Politics

Failure to balance the budget causes US credit rating to drop.

By James Buchanan. Imagine an 18 year old college student getting a credit card with a $100,000 debt limit. Imagine there are no such things as government student loans and he blows through that $100k with a year and a half of courses to go (and slim chance of getting a good job in this economy). Would the credit card company raise his “debt ceiling” so that he could keep on borrowing? Of course not. Unfortunately that same logic does not apply to Barack Obama and our shamefully irresponsible Congress.

Congress just voted to raise the debt ceiling from $14.3 trillion to $16.7 trillion. The liberal media has acted as though this was a reasonable compromise as opposed to yet another disgraceful surrender. Almost no one in the mainstream media uttered the “extremist” suggestion that Congress should BALANCE THE BUDGET.

Well, actions have consequences, and Barack Obama has just discovered that runaway government spending will hurt your credit rating and could plunge the economy into a renewed financial free fall. One news article reports “Republicans and Democrats quickly doled out blame to each other for the first-ever downgrade in the nation’s sterling credit rating, an expected but unsettling move that further clouds prospects for the recovery of the fragile U.S. economy. The back and forth came after Standard & Poor’s, one of the world’s three major credit rating agencies, cited ‘difficulties in bridging the gulf between political parties’ as a major reason for the downgrade from U.S.’s top shelf AAA status to AA+, the next level down. The rating agency has essentially lost faith in Washington’s ability to work together to address its debt. The downgrade, hours after markets closed on Friday, is a first for the United States since it was granted an AAA rating in 1917. S&P warned about a downgrade as far back as April. Its decision came just four days after fractious debate over raising the nation’s debt ceiling…. S&P said in its report that downgrading the U.S.’s credit rating reflected the agency’s belief that the debt deal Congress pulled together was not sufficient ‘to stabilize the government’s medium-term debt dynamics.’ S&P said that in addition to the downgrade, it is issuing a negative outlook, meaning that there was a chance it will lower the rating further within the next two years. A downgrade a notch lower, to AA, will occur if the agency sees smaller reductions in spending than Congress and the administration have agreed to make, higher interest rates or new fiscal pressures during this period. The downgrade is a psychological blow to an economy that has struggled to recover from the financial tumult of 2008.”

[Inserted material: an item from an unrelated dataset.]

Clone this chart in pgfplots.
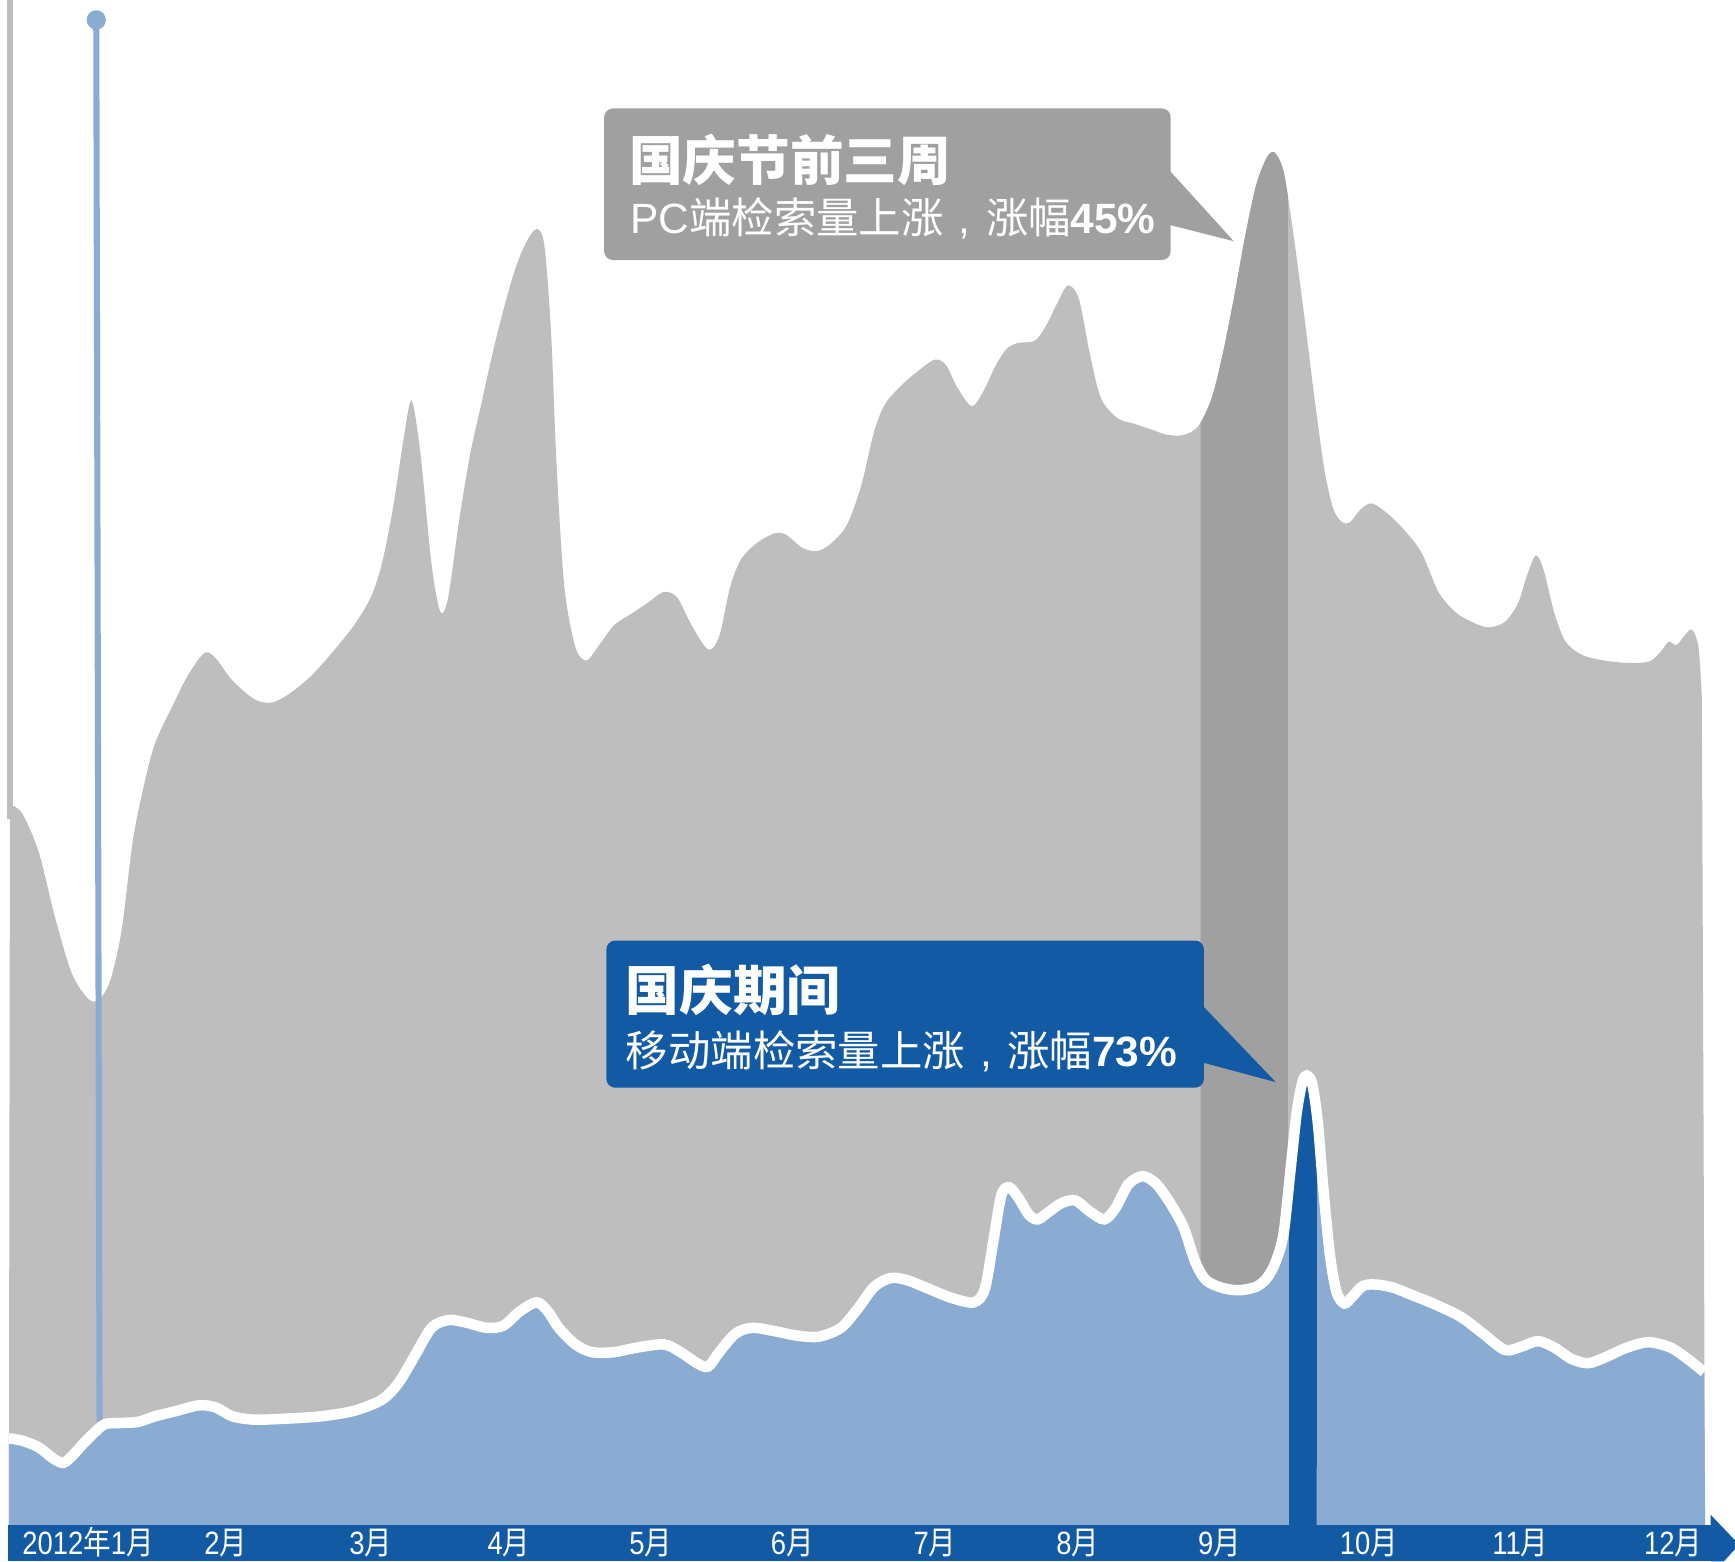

The blow may not be merely psychological. Another article entitled “What happens if US credit rating drops?” notes that “…Overall, the triple-A countries had average interest rates of 2.98 percent, substantially lower than the double-A average of 3.75 percent. That’s real extra money that taxpayers of those lower-score nations have to pay every time their governments go out to borrow. Also, a credit downgrade can have effects that go beyond interest rates. The rise in borrowing costs can cause stock prices to fall (often about 1 percent on the day of a downgrade, according to Goldman Sachs). A downgrade could also have similar negative ripple effects for other credit ratings (such as some municipal bonds), for the foreign-exchange value of the US dollar, and economic growth…”

The difference between AAA and AA ratings is 0.77 percent. The US has been reduced to AA+. For the sake of argument, let’s say that’s half the difference from AAA to AA or a 0.385 percent change in the interest rate that we have to pay for future borrowing. Let’s assume Obama borrows an additional $2.4 trillion. We’ll have to spend an additional $9.24 billion because of our reduced credit rating.

The US stock market has plunged almost 900 points in the last week, reacting largely to the debt ceiling being raised on Tuesday. The announcement by S&P that the US credit rating was being lowered came out on Friday after trading stopped so we’ll likely be in for a punishing stock market drop on Monday because our government can’t balance its budget.

We have two enormous financial elephants in the living room. One is the deployment of US forces all over the world and what it’s costing us. The other is the US government’s commitment to subsidize a First World lifestyle for 100 million Third World people currently living in the US. We can no longer afford either of these financial black holes. A responsible government would admit its limitations, cut out both of these wasteful expenditures and balance the budget. The Obama regime however is a slave to special interests, including the Israeli Lobby and will keep wasting our money until the day we vote Obama out of power.